**What is expected:** Retype the opening lines of the data exactly, stopping after the line that contains "const vegfaDC = [0.32, 0.711, 0.33];". Skip every picture.

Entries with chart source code
┌──

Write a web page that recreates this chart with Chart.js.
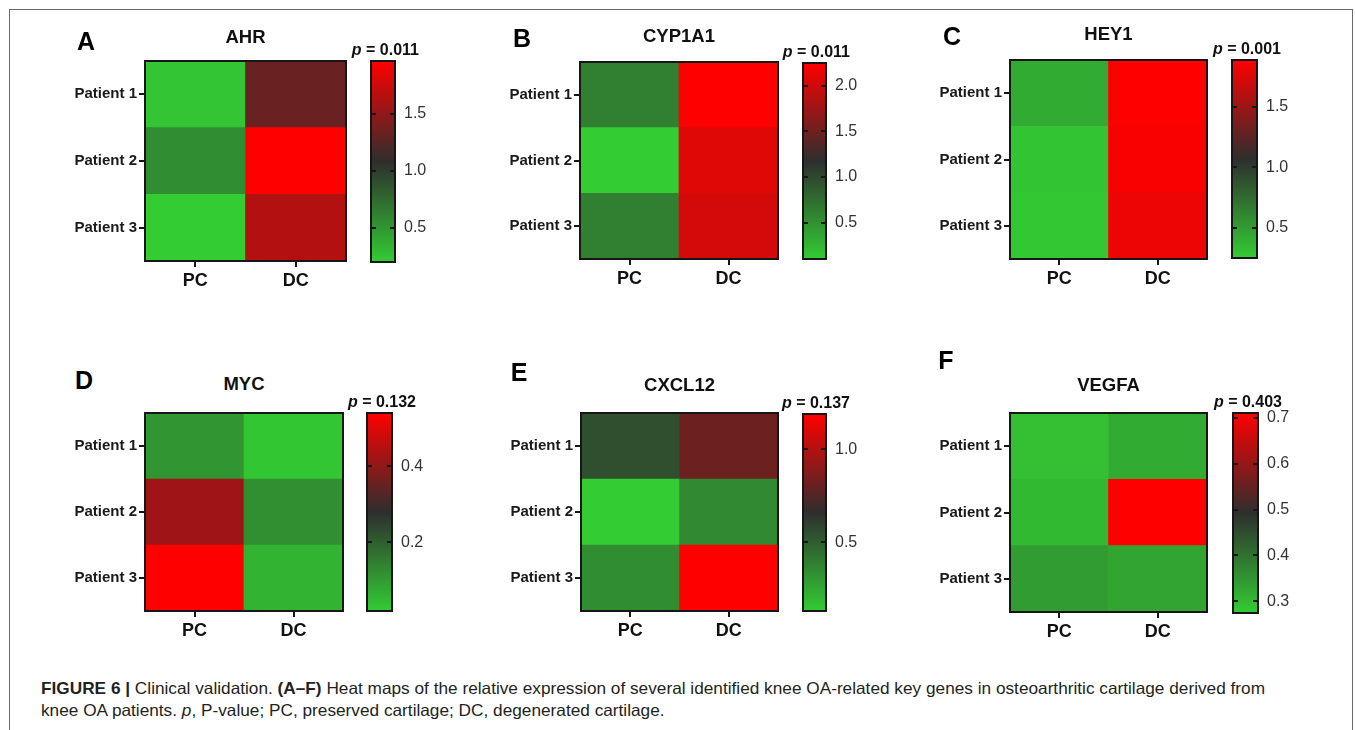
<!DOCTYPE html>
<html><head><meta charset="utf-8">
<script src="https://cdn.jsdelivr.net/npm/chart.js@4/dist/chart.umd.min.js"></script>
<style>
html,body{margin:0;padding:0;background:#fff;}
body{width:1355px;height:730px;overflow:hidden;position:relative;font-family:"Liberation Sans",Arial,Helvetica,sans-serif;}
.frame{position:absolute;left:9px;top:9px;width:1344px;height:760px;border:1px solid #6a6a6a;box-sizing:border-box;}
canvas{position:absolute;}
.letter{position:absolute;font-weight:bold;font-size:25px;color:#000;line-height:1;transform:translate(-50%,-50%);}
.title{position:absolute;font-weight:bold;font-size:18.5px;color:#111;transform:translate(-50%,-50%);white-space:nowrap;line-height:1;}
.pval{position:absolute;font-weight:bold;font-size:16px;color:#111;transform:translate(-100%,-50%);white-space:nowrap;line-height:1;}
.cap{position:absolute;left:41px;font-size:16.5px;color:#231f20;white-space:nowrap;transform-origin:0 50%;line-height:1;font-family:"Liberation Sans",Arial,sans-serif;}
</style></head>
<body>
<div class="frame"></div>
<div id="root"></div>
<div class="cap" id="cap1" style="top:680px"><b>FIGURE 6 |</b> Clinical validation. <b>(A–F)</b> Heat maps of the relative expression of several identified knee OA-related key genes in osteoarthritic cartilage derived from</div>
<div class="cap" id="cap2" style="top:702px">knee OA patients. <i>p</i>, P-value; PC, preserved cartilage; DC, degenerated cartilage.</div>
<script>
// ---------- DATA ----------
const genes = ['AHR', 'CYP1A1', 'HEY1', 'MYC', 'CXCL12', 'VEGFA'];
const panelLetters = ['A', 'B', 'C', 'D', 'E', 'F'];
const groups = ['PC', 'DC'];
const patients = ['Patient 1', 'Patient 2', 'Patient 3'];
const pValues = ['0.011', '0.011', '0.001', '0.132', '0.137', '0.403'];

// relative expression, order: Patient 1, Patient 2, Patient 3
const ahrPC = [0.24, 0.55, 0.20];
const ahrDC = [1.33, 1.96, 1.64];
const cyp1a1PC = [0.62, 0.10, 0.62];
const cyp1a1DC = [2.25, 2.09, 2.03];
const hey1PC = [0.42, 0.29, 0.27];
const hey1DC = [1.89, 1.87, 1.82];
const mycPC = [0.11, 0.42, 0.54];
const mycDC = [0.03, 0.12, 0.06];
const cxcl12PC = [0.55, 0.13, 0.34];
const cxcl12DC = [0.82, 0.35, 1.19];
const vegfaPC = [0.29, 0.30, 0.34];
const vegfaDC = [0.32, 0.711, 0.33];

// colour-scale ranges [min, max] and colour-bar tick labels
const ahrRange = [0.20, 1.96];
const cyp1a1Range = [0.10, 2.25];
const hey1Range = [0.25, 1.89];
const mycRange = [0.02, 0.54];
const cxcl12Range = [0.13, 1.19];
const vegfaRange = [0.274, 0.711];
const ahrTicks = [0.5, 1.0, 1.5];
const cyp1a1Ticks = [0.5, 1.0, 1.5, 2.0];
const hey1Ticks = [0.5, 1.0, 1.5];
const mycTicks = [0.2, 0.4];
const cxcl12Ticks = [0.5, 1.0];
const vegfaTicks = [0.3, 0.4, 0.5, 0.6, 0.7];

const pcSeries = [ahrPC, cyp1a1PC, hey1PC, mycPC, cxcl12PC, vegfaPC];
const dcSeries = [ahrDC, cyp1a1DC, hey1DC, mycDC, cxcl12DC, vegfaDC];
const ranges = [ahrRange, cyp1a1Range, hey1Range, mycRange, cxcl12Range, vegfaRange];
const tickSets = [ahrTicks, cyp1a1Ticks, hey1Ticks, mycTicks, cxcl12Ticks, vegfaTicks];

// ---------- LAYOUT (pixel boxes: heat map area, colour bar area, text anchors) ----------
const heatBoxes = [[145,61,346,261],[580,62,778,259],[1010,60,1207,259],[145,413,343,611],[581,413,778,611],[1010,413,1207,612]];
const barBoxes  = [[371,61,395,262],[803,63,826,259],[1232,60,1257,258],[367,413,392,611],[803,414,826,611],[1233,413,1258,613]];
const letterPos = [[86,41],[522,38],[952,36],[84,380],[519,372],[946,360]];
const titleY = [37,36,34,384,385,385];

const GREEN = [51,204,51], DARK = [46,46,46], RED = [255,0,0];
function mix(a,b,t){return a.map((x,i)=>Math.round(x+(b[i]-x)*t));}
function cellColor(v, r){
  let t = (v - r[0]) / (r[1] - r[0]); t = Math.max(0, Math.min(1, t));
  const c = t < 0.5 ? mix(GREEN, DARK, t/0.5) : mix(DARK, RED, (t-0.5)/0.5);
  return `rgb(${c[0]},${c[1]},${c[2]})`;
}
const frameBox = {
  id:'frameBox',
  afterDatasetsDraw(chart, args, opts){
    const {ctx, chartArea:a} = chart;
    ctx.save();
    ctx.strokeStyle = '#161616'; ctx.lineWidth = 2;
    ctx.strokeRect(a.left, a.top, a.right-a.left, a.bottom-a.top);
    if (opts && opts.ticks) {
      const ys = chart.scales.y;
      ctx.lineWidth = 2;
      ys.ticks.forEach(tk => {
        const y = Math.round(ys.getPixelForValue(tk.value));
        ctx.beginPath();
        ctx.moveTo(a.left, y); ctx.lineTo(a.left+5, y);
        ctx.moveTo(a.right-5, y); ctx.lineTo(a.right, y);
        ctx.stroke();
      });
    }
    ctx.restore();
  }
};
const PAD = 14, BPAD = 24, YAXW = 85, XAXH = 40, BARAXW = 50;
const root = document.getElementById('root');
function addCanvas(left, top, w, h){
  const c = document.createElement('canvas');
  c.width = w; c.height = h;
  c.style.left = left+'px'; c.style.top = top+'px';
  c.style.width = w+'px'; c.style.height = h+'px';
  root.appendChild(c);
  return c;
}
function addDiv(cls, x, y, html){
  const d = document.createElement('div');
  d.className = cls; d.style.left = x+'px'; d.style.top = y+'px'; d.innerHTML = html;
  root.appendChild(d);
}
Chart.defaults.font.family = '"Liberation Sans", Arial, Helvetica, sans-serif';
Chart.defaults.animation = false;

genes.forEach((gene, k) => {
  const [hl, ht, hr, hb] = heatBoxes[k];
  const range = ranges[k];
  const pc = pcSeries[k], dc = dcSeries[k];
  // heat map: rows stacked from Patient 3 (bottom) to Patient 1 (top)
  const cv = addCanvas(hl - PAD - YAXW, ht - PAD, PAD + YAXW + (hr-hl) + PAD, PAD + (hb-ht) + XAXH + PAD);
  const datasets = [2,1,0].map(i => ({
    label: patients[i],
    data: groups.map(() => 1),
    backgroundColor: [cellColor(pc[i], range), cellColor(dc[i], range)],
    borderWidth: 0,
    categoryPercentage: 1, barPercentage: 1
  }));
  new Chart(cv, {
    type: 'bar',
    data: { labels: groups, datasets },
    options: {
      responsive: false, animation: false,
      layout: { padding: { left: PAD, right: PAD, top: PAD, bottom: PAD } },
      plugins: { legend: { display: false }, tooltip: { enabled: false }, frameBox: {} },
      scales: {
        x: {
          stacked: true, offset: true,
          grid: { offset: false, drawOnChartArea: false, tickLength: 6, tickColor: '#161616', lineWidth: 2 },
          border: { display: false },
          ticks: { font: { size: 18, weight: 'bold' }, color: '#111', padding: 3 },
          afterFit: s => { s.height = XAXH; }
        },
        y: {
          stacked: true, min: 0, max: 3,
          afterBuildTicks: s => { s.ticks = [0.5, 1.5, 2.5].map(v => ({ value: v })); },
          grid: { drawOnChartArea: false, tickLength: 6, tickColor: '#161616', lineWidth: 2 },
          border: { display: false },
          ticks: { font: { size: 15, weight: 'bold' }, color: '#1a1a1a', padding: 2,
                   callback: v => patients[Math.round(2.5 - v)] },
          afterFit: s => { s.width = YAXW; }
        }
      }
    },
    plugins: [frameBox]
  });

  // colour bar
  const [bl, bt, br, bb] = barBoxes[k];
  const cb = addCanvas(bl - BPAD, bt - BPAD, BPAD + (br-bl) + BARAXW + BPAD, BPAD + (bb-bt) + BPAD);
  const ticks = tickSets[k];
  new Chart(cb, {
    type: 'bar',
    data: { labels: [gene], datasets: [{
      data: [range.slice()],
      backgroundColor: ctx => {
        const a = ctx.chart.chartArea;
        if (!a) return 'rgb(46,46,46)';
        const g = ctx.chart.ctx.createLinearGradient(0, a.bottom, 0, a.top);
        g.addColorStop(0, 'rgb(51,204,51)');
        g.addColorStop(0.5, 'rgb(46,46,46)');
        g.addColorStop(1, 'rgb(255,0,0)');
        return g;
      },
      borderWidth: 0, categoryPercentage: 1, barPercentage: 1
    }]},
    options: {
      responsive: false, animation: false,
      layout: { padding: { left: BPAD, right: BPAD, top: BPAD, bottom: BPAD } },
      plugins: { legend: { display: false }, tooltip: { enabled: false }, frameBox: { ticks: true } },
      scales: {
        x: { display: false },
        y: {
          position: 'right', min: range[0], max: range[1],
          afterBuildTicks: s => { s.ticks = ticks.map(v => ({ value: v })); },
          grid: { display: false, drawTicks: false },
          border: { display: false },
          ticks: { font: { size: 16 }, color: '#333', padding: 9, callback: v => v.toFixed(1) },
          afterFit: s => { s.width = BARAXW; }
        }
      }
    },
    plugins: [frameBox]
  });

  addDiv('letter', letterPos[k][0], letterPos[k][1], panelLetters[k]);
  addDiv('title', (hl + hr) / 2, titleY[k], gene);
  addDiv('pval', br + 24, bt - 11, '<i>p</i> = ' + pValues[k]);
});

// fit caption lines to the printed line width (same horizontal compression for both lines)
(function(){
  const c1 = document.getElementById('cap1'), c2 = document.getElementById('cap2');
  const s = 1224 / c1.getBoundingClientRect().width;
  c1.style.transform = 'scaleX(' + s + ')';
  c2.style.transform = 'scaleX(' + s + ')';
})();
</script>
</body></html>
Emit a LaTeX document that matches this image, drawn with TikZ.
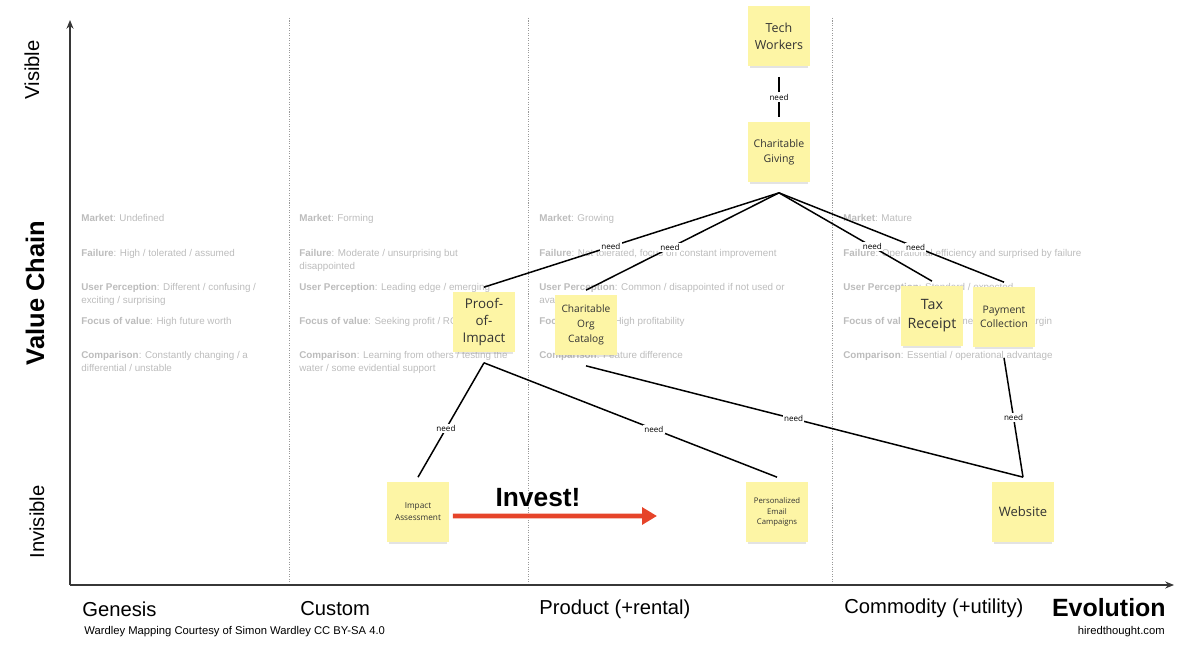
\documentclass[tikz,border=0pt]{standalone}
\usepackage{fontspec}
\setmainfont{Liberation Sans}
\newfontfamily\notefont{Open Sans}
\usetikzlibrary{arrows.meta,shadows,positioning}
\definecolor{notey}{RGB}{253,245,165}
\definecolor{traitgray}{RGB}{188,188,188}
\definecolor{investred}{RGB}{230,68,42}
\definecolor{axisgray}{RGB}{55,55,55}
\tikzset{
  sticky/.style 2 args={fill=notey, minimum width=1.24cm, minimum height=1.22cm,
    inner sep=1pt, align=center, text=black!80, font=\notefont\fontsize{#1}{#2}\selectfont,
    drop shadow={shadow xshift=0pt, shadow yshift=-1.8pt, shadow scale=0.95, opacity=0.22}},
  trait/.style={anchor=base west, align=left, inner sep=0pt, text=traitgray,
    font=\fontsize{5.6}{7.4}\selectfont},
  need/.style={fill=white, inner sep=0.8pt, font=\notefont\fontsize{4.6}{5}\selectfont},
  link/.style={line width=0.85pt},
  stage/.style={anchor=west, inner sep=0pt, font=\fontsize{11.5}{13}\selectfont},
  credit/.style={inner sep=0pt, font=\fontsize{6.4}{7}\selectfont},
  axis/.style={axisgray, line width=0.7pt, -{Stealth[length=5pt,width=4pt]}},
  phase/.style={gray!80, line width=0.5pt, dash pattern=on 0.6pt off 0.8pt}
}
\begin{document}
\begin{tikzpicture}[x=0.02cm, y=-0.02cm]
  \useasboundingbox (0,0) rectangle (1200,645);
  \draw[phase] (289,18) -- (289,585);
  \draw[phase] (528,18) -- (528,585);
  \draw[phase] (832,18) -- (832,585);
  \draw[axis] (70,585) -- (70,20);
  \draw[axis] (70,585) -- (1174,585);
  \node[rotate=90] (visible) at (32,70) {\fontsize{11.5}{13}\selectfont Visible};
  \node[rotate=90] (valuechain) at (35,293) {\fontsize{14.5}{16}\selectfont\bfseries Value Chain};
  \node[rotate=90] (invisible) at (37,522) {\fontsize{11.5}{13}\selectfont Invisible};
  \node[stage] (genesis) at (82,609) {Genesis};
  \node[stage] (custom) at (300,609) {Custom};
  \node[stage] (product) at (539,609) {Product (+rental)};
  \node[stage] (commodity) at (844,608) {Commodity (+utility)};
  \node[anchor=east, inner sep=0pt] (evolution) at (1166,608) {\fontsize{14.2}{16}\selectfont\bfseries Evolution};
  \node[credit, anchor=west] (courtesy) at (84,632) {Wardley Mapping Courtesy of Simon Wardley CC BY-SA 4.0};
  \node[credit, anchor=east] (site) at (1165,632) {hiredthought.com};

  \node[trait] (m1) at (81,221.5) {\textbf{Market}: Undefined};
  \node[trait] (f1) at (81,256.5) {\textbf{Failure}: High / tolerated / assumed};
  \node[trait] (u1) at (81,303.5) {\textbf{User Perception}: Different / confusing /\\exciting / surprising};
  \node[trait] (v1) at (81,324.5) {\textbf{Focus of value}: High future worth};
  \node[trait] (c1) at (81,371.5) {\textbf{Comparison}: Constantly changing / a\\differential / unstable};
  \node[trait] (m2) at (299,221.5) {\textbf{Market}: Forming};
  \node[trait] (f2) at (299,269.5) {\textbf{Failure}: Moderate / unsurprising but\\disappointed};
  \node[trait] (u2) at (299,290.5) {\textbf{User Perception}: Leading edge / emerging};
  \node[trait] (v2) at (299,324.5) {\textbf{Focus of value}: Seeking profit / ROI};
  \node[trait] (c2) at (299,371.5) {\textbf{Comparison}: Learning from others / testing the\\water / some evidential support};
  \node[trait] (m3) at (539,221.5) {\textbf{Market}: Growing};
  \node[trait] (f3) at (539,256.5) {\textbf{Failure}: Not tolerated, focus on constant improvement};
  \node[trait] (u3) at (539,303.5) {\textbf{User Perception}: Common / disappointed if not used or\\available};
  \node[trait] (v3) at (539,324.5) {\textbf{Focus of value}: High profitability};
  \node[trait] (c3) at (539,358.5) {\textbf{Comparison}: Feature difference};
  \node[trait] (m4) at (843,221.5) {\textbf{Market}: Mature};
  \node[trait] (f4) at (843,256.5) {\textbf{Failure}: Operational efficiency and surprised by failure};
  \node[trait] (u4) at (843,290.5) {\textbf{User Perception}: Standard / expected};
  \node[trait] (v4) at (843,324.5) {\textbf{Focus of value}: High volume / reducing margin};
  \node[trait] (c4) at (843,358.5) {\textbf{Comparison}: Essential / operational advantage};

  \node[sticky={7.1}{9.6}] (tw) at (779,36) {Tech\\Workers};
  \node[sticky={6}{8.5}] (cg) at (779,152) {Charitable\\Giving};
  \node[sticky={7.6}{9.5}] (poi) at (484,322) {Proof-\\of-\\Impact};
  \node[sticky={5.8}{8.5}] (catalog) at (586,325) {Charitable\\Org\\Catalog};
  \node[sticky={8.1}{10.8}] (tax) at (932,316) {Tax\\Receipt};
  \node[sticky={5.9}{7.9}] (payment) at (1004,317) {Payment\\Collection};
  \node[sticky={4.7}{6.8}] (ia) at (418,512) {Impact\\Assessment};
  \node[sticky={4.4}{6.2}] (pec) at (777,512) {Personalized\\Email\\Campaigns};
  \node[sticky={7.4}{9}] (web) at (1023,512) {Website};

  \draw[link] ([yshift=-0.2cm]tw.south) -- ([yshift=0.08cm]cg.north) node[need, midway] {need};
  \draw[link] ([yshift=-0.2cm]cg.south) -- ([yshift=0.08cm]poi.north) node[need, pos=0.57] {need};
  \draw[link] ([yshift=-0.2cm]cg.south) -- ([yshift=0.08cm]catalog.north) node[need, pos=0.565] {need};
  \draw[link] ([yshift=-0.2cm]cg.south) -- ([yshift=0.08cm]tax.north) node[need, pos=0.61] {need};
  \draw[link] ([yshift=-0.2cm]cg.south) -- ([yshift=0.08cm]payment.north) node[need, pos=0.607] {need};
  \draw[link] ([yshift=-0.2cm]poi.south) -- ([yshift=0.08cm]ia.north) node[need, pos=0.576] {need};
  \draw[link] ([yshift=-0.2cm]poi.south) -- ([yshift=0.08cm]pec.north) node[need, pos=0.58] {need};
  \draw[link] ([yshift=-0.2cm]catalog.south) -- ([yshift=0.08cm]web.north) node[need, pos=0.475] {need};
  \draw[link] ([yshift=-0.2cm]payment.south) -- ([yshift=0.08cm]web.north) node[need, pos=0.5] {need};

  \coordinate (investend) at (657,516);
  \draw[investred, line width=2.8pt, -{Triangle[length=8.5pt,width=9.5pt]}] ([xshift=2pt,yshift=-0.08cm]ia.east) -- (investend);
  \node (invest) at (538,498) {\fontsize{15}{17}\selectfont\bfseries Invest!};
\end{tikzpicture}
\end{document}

└──

**Full output:**
Write a web page that recreates this chart with Chart.js.
<!DOCTYPE html>
<html><head><meta charset="utf-8">
<script src="https://cdn.jsdelivr.net/npm/chart.js@4/dist/chart.umd.min.js"></script>
<style>
html,body{margin:0;padding:0;background:#fff;}
body{width:1355px;height:730px;overflow:hidden;position:relative;font-family:"Liberation Sans",Arial,Helvetica,sans-serif;}
.frame{position:absolute;left:9px;top:9px;width:1344px;height:760px;border:1px solid #6a6a6a;box-sizing:border-box;}
canvas{position:absolute;}
.letter{position:absolute;font-weight:bold;font-size:25px;color:#000;line-height:1;transform:translate(-50%,-50%);}
.title{position:absolute;font-weight:bold;font-size:18.5px;color:#111;transform:translate(-50%,-50%);white-space:nowrap;line-height:1;}
.pval{position:absolute;font-weight:bold;font-size:16px;color:#111;transform:translate(-100%,-50%);white-space:nowrap;line-height:1;}
.cap{position:absolute;left:41px;font-size:16.5px;color:#231f20;white-space:nowrap;transform-origin:0 50%;line-height:1;font-family:"Liberation Sans",Arial,sans-serif;}
</style></head>
<body>
<div class="frame"></div>
<div id="root"></div>
<div class="cap" id="cap1" style="top:680px"><b>FIGURE 6 |</b> Clinical validation. <b>(A–F)</b> Heat maps of the relative expression of several identified knee OA-related key genes in osteoarthritic cartilage derived from</div>
<div class="cap" id="cap2" style="top:702px">knee OA patients. <i>p</i>, P-value; PC, preserved cartilage; DC, degenerated cartilage.</div>
<script>
// ---------- DATA ----------
const genes = ['AHR', 'CYP1A1', 'HEY1', 'MYC', 'CXCL12', 'VEGFA'];
const panelLetters = ['A', 'B', 'C', 'D', 'E', 'F'];
const groups = ['PC', 'DC'];
const patients = ['Patient 1', 'Patient 2', 'Patient 3'];
const pValues = ['0.011', '0.011', '0.001', '0.132', '0.137', '0.403'];

// relative expression, order: Patient 1, Patient 2, Patient 3
const ahrPC = [0.24, 0.55, 0.20];
const ahrDC = [1.33, 1.96, 1.64];
const cyp1a1PC = [0.62, 0.10, 0.62];
const cyp1a1DC = [2.25, 2.09, 2.03];
const hey1PC = [0.42, 0.29, 0.27];
const hey1DC = [1.89, 1.87, 1.82];
const mycPC = [0.11, 0.42, 0.54];
const mycDC = [0.03, 0.12, 0.06];
const cxcl12PC = [0.55, 0.13, 0.34];
const cxcl12DC = [0.82, 0.35, 1.19];
const vegfaPC = [0.29, 0.30, 0.34];
const vegfaDC = [0.32, 0.711, 0.33];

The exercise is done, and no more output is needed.